Wearing dark contact lenses, Stevens plays John Dean, a junior counsel at the White House, who finds himself tangled up in an increasingly fraught plot to spy on the Democrats, in order to gather intelligence on what the other side is up to in the run-up to the presidential election. In its early stages, at least, Gaslit proves to be a show of two halves. The attorney general, John Mitchell (a heavily transformed Penn, buried beneath layers of chins), leads a merry rabble of semi-idiots whose criminality is comically inept. They smoke, glower and borrow from the Thick of It school of creatively foul insults, though it never quite has the guts to go far enough, settling for outrage over wit. People are accused of doing terrible things to their sisters. “You’re gonna have to get your dick out of the butter churn on this one,” says Mitchell, ordering Dean to clear up the mess.

It plays many of the macho antics for comedy, which works well, because it is often dealing with belief-defying stupidity. G Gordon Liddy –played by Shea Whigham with a moustache so impressive it should get its own special award at next year’s Emmys – is an Apocalypse Now-style menace, a sage spouting nonsense who likes to hold his hand over a burning flame. (This isn’t light on symbolism, and those familiar with the Martha Mitchell side of the story will spot many signposts along the way.) The scene in which he is challenged over the definition of a gemstone is pure silliness, and very funny.

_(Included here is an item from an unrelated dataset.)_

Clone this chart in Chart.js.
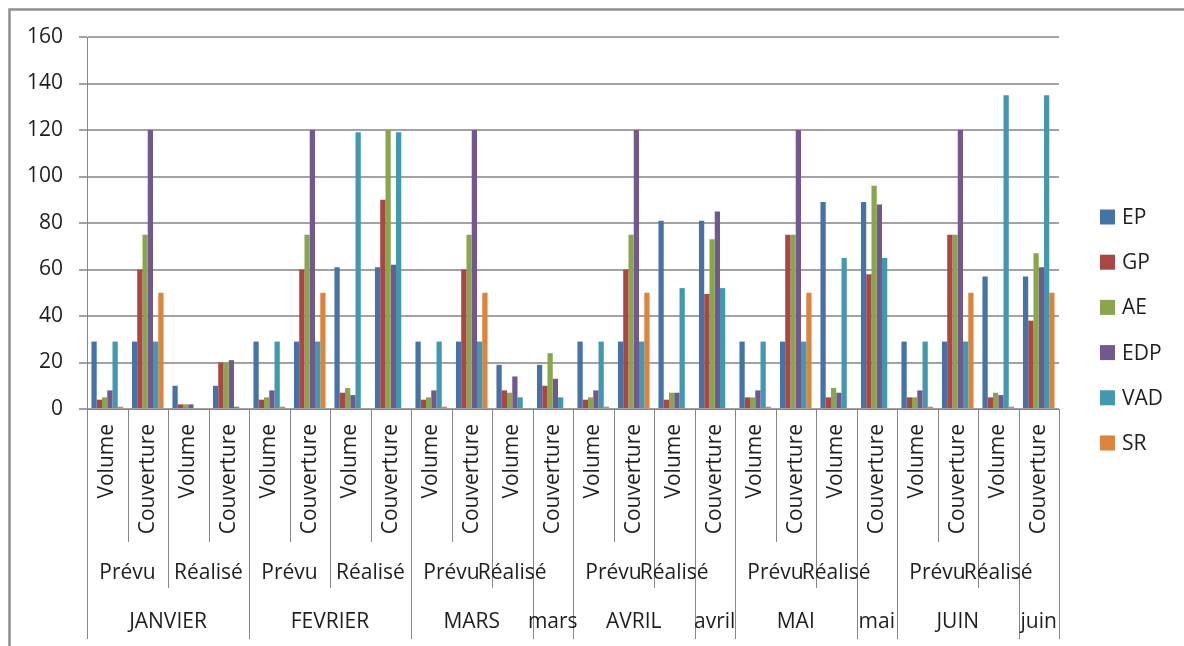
<!DOCTYPE html>
<html>
<head>
<meta charset="utf-8">
<script src="https://cdn.jsdelivr.net/npm/chart.js@4.4.1/dist/chart.umd.min.js"></script>
<style>
  html, body { margin: 0; padding: 0; background: #ffffff; }
  canvas { display: block; }
</style>
</head>
<body>
<canvas id="chart" width="1184" height="646"></canvas>
<script>
// Series names and colours
const seriesNames = ['EP', 'GP', 'AE', 'EDP', 'VAD', 'SR'];
const seriesColors = ['#4572A7', '#AA4643', '#89A54E', '#71588F', '#4198AF', '#DB843D'];

// First level of the category axis (one entry per bar group)
const measureLabels = [
  'Volume', 'Couverture', 'Volume', 'Couverture',
  'Volume', 'Couverture', 'Volume', 'Couverture',
  'Volume', 'Couverture', 'Volume', 'Couverture',
  'Volume', 'Couverture', 'Volume', 'Couverture',
  'Volume', 'Couverture', 'Volume', 'Couverture',
  'Volume', 'Couverture', 'Volume', 'Couverture'
];

// Second level: [label, number of categories covered]
const phaseGroups = [
  ['Prévu', 2], ['Réalisé', 2],
  ['Prévu', 2], ['Réalisé', 2],
  ['Prévu', 2], ['Réalisé', 1], ['', 1],
  ['Prévu', 2], ['Réalisé', 1], ['', 1],
  ['Prévu', 2], ['Réalisé', 1], ['', 1],
  ['Prévu', 2], ['Réalisé', 1], ['', 1]
];

// Third level: [label, number of categories covered]
const monthGroups = [
  ['JANVIER', 4], ['FEVRIER', 4],
  ['MARS', 3], ['mars', 1],
  ['AVRIL', 3], ['avril', 1],
  ['MAI', 3], ['mai', 1],
  ['JUIN', 3], ['juin', 1]
];

// Values per series
const EP  = [29, 29, 10, 10,  29, 29, 61, 61,   29, 29, 19, 19,  29, 29, 81, 81,   29, 29, 89, 89,  29, 29, 57, 57];
const GP  = [4, 60, 2, 20,    4, 60, 7, 90,     4, 60, 8, 10,    4, 60, 4, 49.5,   5, 75, 5, 58,    5, 75, 5, 38];
const AE  = [5, 75, 2, 20,    5, 75, 9, 120,    5, 75, 7, 24,    5, 75, 7, 73,     5, 75, 9, 96,    5, 75, 7, 67];
const EDP = [8, 120, 2, 21,   8, 120, 6, 62,    8, 120, 14, 13,  8, 120, 7, 85,    8, 120, 7, 88,   8, 120, 6, 61];
const VAD = [29, 29, 0, 1,    29, 29, 119, 119, 29, 29, 5, 5,    29, 29, 52, 52,   29, 29, 65, 65,  29, 29, 135, 135];
const SR  = [1, 50, 0, 0,     1, 50, 0, 0,      1, 50, 0, 0,     1, 50, 0, 0,      1, 50, 0, 0,     1, 50, 1, 50];

// Value axis
const yMin = 0, yMax = 160, yStep = 20;

const seriesValues = [EP, GP, AE, EDP, VAD, SR];

const FONT = "'Open Sans', sans-serif";
const TEXT_COLOR = '#1e1e1e';
const AXIS_COLOR = '#868686';
const GRID_COLOR = '#a2a2a2';

// Frame around the chart (left and top edges)
const frame = {
  id: 'frame',
  beforeDraw(chart) {
    const ctx = chart.ctx;
    ctx.save();
    ctx.fillStyle = '#ffffff';
    ctx.fillRect(0, 0, chart.width, chart.height);
    ctx.strokeStyle = '#8f8f8f';
    ctx.lineWidth = 2.5;
    ctx.beginPath();
    ctx.moveTo(9.5, chart.height);
    ctx.lineTo(9.5, 9.5);
    ctx.lineTo(chart.width, 9.5);
    ctx.stroke();
    ctx.restore();
  }
};

// Multi-level category labels and separators under the x axis
function edgesOf(groups) {
  const set = new Set([0]);
  let acc = 0;
  groups.forEach(g => { acc += g[1]; set.add(acc); });
  return set;
}

const categoryTree = {
  id: 'categoryTree',
  afterDraw(chart) {
    const { ctx, chartArea } = chart;
    const x = chart.scales.x;
    const n = measureLabels.length;
    const step = x.getPixelForValue(1) - x.getPixelForValue(0);
    const edge = i => x.getPixelForValue(i) - step / 2;
    const y0 = chartArea.bottom;
    const yShort = y0 + 133, yMid = y0 + 179, yLong = y0 + 230;
    const monthEdges = edgesOf(monthGroups);
    const phaseEdges = edgesOf(phaseGroups);

    ctx.save();
    ctx.strokeStyle = AXIS_COLOR;
    ctx.lineWidth = 1;
    for (let i = 0; i <= n; i++) {
      const px = Math.round(edge(i)) + 0.5;
      const end = monthEdges.has(i) ? yLong : (phaseEdges.has(i) ? yMid : yShort);
      ctx.beginPath();
      ctx.moveTo(px, y0);
      ctx.lineTo(px, end);
      ctx.stroke();
    }

    ctx.fillStyle = TEXT_COLOR;
    ctx.font = '21px ' + FONT;
    ctx.textAlign = 'center';
    ctx.textBaseline = 'middle';
    let acc = 0;
    phaseGroups.forEach(([label, span]) => {
      const cx = (edge(acc) + edge(acc + span)) / 2;
      if (label) ctx.fillText(label, cx, y0 + 164);
      acc += span;
    });
    acc = 0;
    monthGroups.forEach(([label, span]) => {
      const cx = (edge(acc) + edge(acc + span)) / 2;
      ctx.fillText(label, cx, y0 + 213);
      acc += span;
    });
    ctx.restore();
  }
};

// Legend on the right
const sideLegend = {
  id: 'sideLegend',
  afterDraw(chart) {
    const ctx = chart.ctx;
    ctx.save();
    ctx.font = '21px ' + FONT;
    ctx.textAlign = 'left';
    ctx.textBaseline = 'middle';
    chart.data.datasets.forEach((ds, k) => {
      const cy = 217 + k * 45.2;
      ctx.fillStyle = ds.backgroundColor;
      ctx.fillRect(1100, cy - 7.5, 15, 15);
      ctx.fillStyle = TEXT_COLOR;
      ctx.fillText(ds.label, 1122, cy + 1);
    });
    ctx.restore();
  }
};

new Chart(document.getElementById('chart'), {
  type: 'bar',
  data: {
    labels: measureLabels,
    datasets: seriesNames.map((name, k) => ({
      label: name,
      data: seriesValues[k],
      backgroundColor: seriesColors[k],
      borderWidth: 0,
      categoryPercentage: 0.78,
      barPercentage: 1.0
    }))
  },
  options: {
    responsive: false,
    animation: false,
    devicePixelRatio: 1,
    layout: { padding: { left: 0, top: 37, right: 125, bottom: 0 } },
    plugins: {
      legend: { display: false },
      tooltip: { enabled: false }
    },
    scales: {
      x: {
        grid: { display: false, drawTicks: false },
        border: { display: true, color: AXIS_COLOR, width: 1 },
        ticks: {
          autoSkip: false,
          minRotation: 90,
          maxRotation: 90,
          padding: 15,
          color: TEXT_COLOR,
          font: { family: FONT, size: 21 }
        },
        afterFit(scale) { scale.height = 237; }
      },
      y: {
        min: yMin,
        max: yMax,
        ticks: {
          stepSize: yStep,
          padding: 16,
          color: TEXT_COLOR,
          font: { family: FONT, size: 21 }
        },
        grid: { color: GRID_COLOR, lineWidth: 2, tickLength: 8, drawTicks: true },
        border: { display: true, color: AXIS_COLOR, width: 1 },
        afterFit(scale) { scale.width = 87; }
      }
    }
  },
  plugins: [frame, categoryTree, sideLegend]
});
</script>
</body>
</html>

Watergate and Nixon are a familiar story to many, though, so in order to breathe some fresh air into it, the series takes a sideways glance, using “mouth of the south” Martha Mitchell (Roberts) and her husband as its way in. Martha Mitchell is, to all intents and purposes, the lead character here, and Roberts knows it. She is fantastic as the Washington wife and media personality who doesn’t play by the rules. “Get another wife if you want a silent one,” she snaps, when her husband tries to stop her from publicly expressing her views that the president is a liar and a cheat.

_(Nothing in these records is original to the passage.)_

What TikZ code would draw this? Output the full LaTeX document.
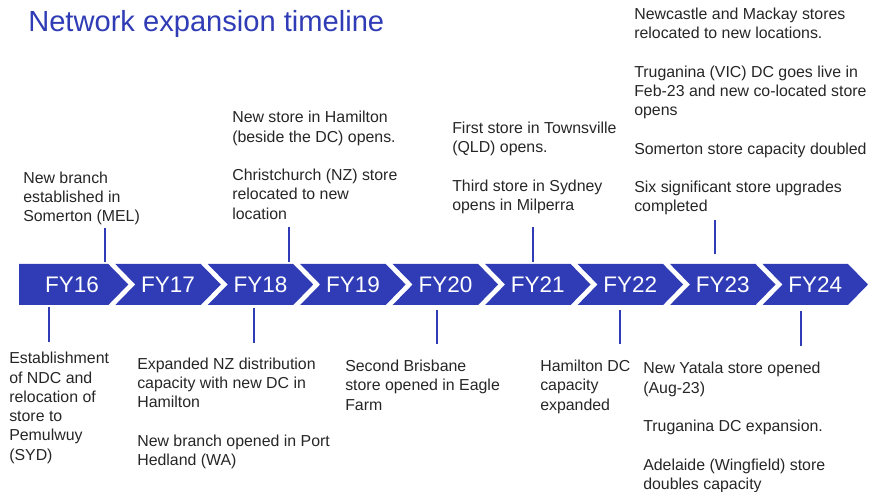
\documentclass[tikz,border=0pt]{standalone}
\usepackage{fontspec}
\setmainfont{Liberation Sans}
\usepackage{xcolor}
\definecolor{brand}{HTML}{2F3CB5}
\definecolor{ink}{HTML}{262626}

\tikzset{
  event/.style={anchor=base west, inner sep=0pt, align=left, text=ink,
    font=\fontsize{11.3}{13.7}\selectfont},
  tick/.style={brand, line width=1.4pt},
  yearlbl/.style={text=white, inner sep=0pt, font=\fontsize{16}{19}\selectfont},
}

\begin{document}
\begin{tikzpicture}[x=0.025cm,y=-0.025cm]
  \useasboundingbox (0,0) rectangle (870,492);

  \node[anchor=base west, inner sep=0pt, text=brand, font=\fontsize{20.7}{24}\selectfont]
    (title) at (28,31.5) {Network expansion timeline};

  % chevron band, one arrow per year
  \foreach \yr [count=\k from 0] in {16,...,24} {
    \pgfmathsetmacro\b{108.3+92.46*\k}
    \ifnum\k=0
      \fill[brand] (19,264) -- (\b,264) -- (\b+20,284.5) -- (\b,305) -- (19,305) -- cycle;
      \node[yearlbl] (fy\yr) at (72,284.5) {FY\yr};
    \else
      \pgfmathsetmacro\a{\b-85.46}
      \fill[brand] (\a,264) -- (\b,264) -- (\b+20,284.5) -- (\b,305) -- (\a,305)
        -- (\a+20,284.5) -- cycle;
      \node[yearlbl] (fy\yr) at ({(\a+\b+20)/2},284.5) {FY\yr};
    \fi
  }

  % ticks above and below the band
  \foreach \x/\ya/\yb in {105/228/262, 289/227/262, 533/227/262, 715/220/254,
                          49/307/342, 254/308/343, 437/310/344, 620/310/344, 801/311/346}
    \draw[tick] (\x,\ya) -- (\x,\yb);

  % events above (placed by the baseline of their last line)
  \node[event] (ev17) at (23,221.7) {New branch\\established in\\Somerton (MEL)};
  \node[event] (ev18) at (232,219.2) {New store in Hamilton\\(beside the DC) opens.\\[13.7pt]Christchurch (NZ) store\\relocated to new\\location};
  \node[event] (ev21) at (452,210.3) {First store in Townsville\\(QLD) opens.\\[13.7pt]Third store in Sydney\\opens in Milperra};
  \node[event] (ev23) at (634,212) {Newcastle and Mackay stores\\relocated to new locations.\\[13.7pt]Truganina (VIC) DC goes live in\\Feb-23 and new co-located store\\opens\\[13.7pt]Somerton store capacity doubled\\[13.7pt]Six significant store upgrades\\completed};

  % events below
  \node[event] (ev16) at (9,460.2) {Establishment\\of NDC and\\relocation of\\store to\\Pemulwuy\\(SYD)};
  \node[event] (ev18b) at (137,465.7) {Expanded NZ distribution\\capacity with new DC in\\Hamilton\\[13.7pt]New branch opened in Port\\Hedland (WA)};
  \node[event] (ev20) at (345,410.2) {Second Brisbane\\store opened in Eagle\\Farm};
  \node[event] (ev22) at (540,410.2) {Hamilton DC\\capacity\\expanded};
  \node[event] (ev24) at (643,489.5) {New Yatala store opened\\(Aug-23)\\[13.7pt]Truganina DC expansion.\\[13.7pt]Adelaide (Wingfield) store\\doubles capacity};
\end{tikzpicture}
\end{document}
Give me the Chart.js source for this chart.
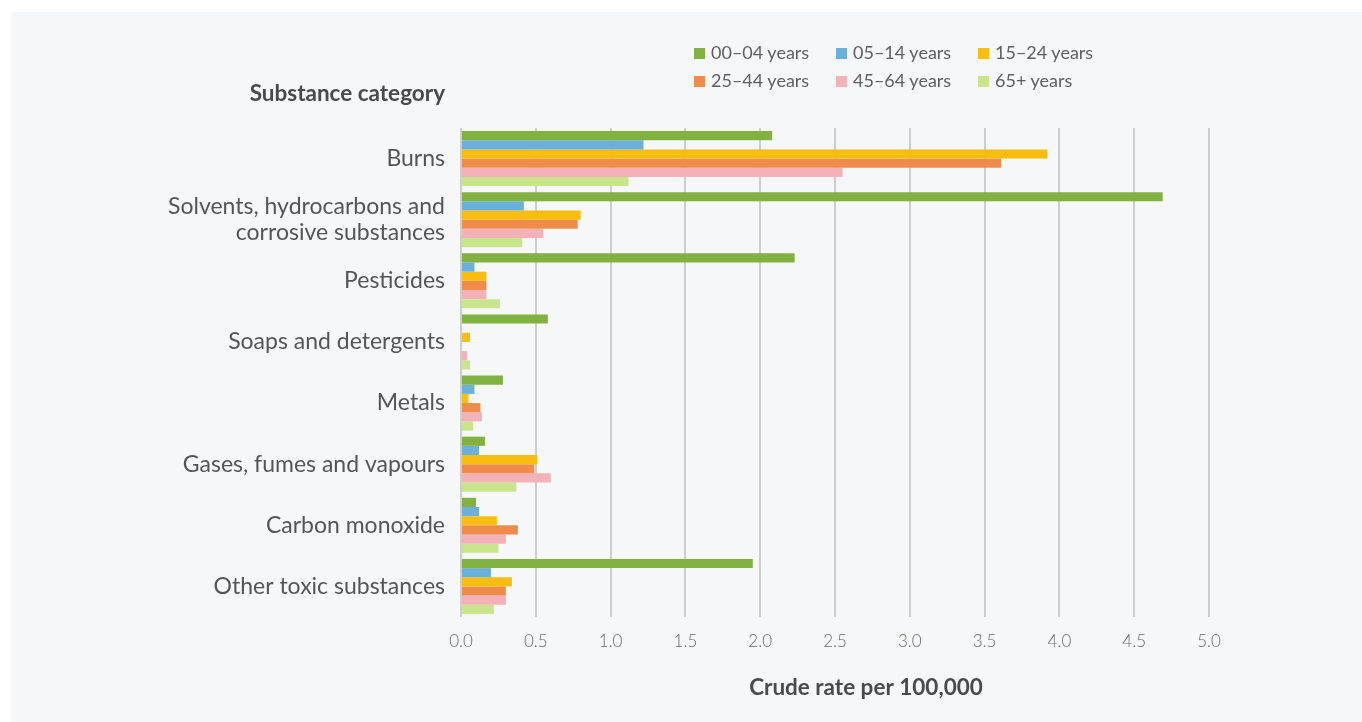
<!DOCTYPE html>
<html>
<head>
<meta charset="utf-8">
<script src="https://cdn.jsdelivr.net/npm/chart.js@4"></script>
<style>
html,body{margin:0;padding:0;background:#ffffff;}
#wrap{position:relative;width:1362px;height:722px;overflow:hidden;}
#card{position:absolute;left:11px;top:12px;right:0;bottom:0;background:#f6f7f9;}
#c{position:absolute;left:0;top:0;}
.leg{position:absolute;font-family:Lato,"Open Sans",sans-serif;font-size:18px;color:#5f5f5f;white-space:nowrap;line-height:20px;}
.leg i{display:inline-block;width:11px;height:11px;margin-right:6px;vertical-align:0px;}
</style>
</head>
<body>
<div id="wrap">
<div id="card"></div>
<canvas id="c" width="1362" height="722"></canvas>
<div id="legend"></div>
</div>
<script>
const categories = [
  "Burns",
  ["Solvents, hydrocarbons and", "corrosive substances"],
  "Pesticides",
  "Soaps and detergents",
  "Metals",
  "Gases, fumes and vapours",
  "Carbon monoxide",
  "Other toxic substances"
];
const seriesNames = ["00\u201304 years","05\u201314 years","15\u201324 years","25\u201344 years","45\u201364 years","65+ years"];
const age00_04 = [2.08, 4.69, 2.23, 0.58, 0.28, 0.16, 0.10, 1.95];
const age05_14 = [1.22, 0.42, 0.09, 0.00, 0.09, 0.12, 0.12, 0.20];
const age15_24 = [3.92, 0.80, 0.17, 0.06, 0.05, 0.51, 0.24, 0.34];
const age25_44 = [3.61, 0.78, 0.17, 0.00, 0.13, 0.49, 0.38, 0.30];
const age45_64 = [2.55, 0.55, 0.17, 0.04, 0.14, 0.60, 0.30, 0.30];
const age65p   = [1.12, 0.41, 0.26, 0.06, 0.08, 0.37, 0.25, 0.22];
const xTicks = [0, 0.5, 1, 1.5, 2, 2.5, 3, 3.5, 4, 4.5, 5];
const colors = ["#80b141","#6ab0da","#f8bd10","#ef8c4b","#f2b2b7","#c9e58b"];
const yTitle = "Substance category";
const xTitle = "Crude rate per 100,000";

const seriesValues = [age00_04, age05_14, age15_24, age25_44, age45_64, age65p];
const FONT = "Lato, 'Open Sans', sans-serif";

// HTML legend
const legPos = [[694,42],[836,42],[978,42],[694,70],[836,70],[978,70]];
const legEl = document.getElementById('legend');
seriesNames.forEach((n,i)=>{
  const d = document.createElement('div');
  d.className='leg';
  d.style.left = legPos[i][0]+'px';
  d.style.top = legPos[i][1]+'px';
  d.innerHTML = '<i style="background:'+colors[i]+'"></i>'+n;
  legEl.appendChild(d);
});

const titlesPlugin = {
  id:'titles',
  afterDraw(chart){
    const ctx = chart.ctx;
    ctx.save();
    ctx.fillStyle = '#4a4a4a';
    ctx.font = 'bold 22.5px ' + FONT;
    ctx.textAlign = 'right';
    ctx.textBaseline = 'middle';
    ctx.fillText(yTitle, 445, 94);
    ctx.textAlign = 'center';
    ctx.fillText(xTitle, 866, 688);
    ctx.restore();
  }
};

new Chart(document.getElementById('c'), {
  type:'bar',
  data:{
    labels: categories,
    datasets: seriesNames.map((n,i)=>({
      label:n,
      data: seriesValues[i],
      backgroundColor: colors[i],
      borderWidth:0,
      barPercentage:1.0,
      categoryPercentage:0.9
    }))
  },
  options:{
    indexAxis:'y',
    responsive:false,
    animation:false,
    devicePixelRatio:1,
    layout:{padding:{left:0,right:153,top:128,bottom:0}},
    plugins:{legend:{display:false},tooltip:{enabled:false},title:{display:false}},
    scales:{
      x:{
        min:0,max:5,
        afterBuildTicks(s){ s.ticks = xTicks.map(v=>({value:v})); },
        afterFit(s){ s.height = 105; },
        grid:{color:'#cdcdcd',lineWidth:2,drawTicks:false},
        border:{display:false},
        ticks:{
          padding:14,
          color:'#6b6b6b',
          font:{family:FONT,size:17,weight:'300'},
          callback:(v)=>Number(v).toFixed(1)
        }
      },
      y:{
        afterFit(s){ s.width = 461; },
        grid:{display:false,drawTicks:false},
        border:{display:false},
        ticks:{
          padding:16,
          color:'#555555',
          font:{family:FONT,size:23,weight:'normal',lineHeight:1.15}
        }
      }
    }
  },
  plugins:[titlesPlugin]
});
</script>
</body>
</html>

Roberts is so good, in fact, that you miss Martha when she is not on screen, and she is not on screen enough. She is known as the “mouth of the south” for good reason, and freely airs her opinions on the Vietnam war and the administration behind it. She charms journalists, despite being told not to speak to the press, and sashays around the house testing the limits of the mischief she attempts to make. “You don’t do anything in secret,” says her daughter, gently setting up the justification – though few would call it that – for the horrors about to befall her.

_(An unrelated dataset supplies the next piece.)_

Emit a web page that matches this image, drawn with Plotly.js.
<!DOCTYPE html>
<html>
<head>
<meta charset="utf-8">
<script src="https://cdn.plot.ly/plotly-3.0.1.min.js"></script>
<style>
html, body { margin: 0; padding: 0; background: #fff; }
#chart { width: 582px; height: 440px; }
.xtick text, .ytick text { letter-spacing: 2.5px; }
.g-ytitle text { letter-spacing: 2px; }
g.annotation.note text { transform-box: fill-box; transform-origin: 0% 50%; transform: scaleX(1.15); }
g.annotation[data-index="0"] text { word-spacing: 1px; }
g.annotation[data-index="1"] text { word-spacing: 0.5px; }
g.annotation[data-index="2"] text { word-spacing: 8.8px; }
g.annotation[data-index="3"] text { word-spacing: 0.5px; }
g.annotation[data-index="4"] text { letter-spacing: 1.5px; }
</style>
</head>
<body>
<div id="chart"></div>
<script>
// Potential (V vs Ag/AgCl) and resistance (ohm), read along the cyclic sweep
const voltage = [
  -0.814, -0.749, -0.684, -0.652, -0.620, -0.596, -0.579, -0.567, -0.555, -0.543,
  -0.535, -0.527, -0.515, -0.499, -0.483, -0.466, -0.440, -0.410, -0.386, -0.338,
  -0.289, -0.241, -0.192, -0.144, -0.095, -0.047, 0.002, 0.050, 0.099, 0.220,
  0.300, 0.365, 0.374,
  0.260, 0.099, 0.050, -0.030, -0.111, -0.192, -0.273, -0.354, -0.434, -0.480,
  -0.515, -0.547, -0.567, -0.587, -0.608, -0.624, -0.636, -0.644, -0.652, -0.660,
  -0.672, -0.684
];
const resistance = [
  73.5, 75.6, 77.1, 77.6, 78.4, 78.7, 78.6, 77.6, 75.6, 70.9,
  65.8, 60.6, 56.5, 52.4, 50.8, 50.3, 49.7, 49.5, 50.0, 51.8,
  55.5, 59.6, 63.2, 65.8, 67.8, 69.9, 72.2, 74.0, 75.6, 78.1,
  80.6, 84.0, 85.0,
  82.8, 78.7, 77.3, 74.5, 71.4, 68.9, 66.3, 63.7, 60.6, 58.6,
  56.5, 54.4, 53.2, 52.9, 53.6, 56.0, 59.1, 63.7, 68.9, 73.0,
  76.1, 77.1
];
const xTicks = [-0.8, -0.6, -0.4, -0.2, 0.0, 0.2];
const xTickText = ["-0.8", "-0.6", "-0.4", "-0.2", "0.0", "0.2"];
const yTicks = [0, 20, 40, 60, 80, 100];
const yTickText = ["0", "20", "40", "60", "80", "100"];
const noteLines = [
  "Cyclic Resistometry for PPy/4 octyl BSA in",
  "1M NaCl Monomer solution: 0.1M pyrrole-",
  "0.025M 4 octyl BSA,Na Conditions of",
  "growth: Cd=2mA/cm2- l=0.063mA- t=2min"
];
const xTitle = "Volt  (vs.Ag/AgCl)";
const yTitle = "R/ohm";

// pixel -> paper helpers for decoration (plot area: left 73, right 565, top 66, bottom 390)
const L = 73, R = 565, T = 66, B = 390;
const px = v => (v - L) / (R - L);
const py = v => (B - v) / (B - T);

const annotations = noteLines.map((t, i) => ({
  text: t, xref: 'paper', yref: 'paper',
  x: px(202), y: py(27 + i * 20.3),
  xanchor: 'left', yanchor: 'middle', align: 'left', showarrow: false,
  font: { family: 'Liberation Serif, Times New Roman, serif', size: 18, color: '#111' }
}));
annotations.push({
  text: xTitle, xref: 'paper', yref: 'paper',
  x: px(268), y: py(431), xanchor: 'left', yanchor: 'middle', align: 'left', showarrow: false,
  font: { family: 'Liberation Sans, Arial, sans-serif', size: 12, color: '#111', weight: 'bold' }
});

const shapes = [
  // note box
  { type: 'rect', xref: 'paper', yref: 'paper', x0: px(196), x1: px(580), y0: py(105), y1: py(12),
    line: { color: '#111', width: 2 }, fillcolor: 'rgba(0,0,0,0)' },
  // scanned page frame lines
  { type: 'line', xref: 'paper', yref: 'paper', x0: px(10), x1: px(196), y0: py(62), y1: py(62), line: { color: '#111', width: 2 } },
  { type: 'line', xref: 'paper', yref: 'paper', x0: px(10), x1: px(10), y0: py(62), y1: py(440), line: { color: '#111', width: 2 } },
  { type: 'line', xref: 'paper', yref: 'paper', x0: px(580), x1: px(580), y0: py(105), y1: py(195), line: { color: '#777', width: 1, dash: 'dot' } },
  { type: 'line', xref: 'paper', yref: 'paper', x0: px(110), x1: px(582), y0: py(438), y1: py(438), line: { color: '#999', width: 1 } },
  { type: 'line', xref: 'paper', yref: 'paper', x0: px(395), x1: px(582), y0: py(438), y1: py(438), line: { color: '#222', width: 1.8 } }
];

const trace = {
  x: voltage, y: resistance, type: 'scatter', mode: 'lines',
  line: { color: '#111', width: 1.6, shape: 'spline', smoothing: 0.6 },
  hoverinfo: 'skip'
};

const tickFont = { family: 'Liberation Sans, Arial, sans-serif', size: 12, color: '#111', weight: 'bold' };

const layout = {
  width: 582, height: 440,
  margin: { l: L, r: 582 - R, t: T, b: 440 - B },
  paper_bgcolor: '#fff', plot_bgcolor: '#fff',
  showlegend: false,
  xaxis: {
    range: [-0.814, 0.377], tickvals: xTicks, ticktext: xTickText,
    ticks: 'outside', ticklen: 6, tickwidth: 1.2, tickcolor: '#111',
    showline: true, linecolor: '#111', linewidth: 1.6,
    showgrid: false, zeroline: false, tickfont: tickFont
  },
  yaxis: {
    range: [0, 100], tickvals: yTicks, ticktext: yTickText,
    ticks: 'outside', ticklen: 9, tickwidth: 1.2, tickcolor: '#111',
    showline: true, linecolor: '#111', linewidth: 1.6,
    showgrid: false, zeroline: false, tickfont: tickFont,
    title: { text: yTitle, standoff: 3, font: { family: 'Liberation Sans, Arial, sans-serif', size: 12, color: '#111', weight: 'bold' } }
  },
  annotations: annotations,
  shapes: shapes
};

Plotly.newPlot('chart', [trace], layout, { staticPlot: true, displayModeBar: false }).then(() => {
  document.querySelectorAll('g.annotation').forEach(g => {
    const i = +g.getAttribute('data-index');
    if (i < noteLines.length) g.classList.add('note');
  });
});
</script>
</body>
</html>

This side of the story is superior to the Four-Lions-at-the-White-House farce of the break-in, and it is far more intriguing, though it is fun to see Chris Bauer (of The Wire and The Deuce fame) as the half-chilling, half-bumbling James McCord. There is just a slight sense of unevenness. Episodes will air weekly, and there is a long wait for Martha to truly take centre stage, which feels like a waste of Roberts. When the story does take a turn into darker territory, at the end of episode two, the shift is a welcome jolt of energy – and once it begins to grip, it doesn’t let go. Gaslit has taken its ample ingredients and turned them into a very good, very watchable drama that steadily finds its feet.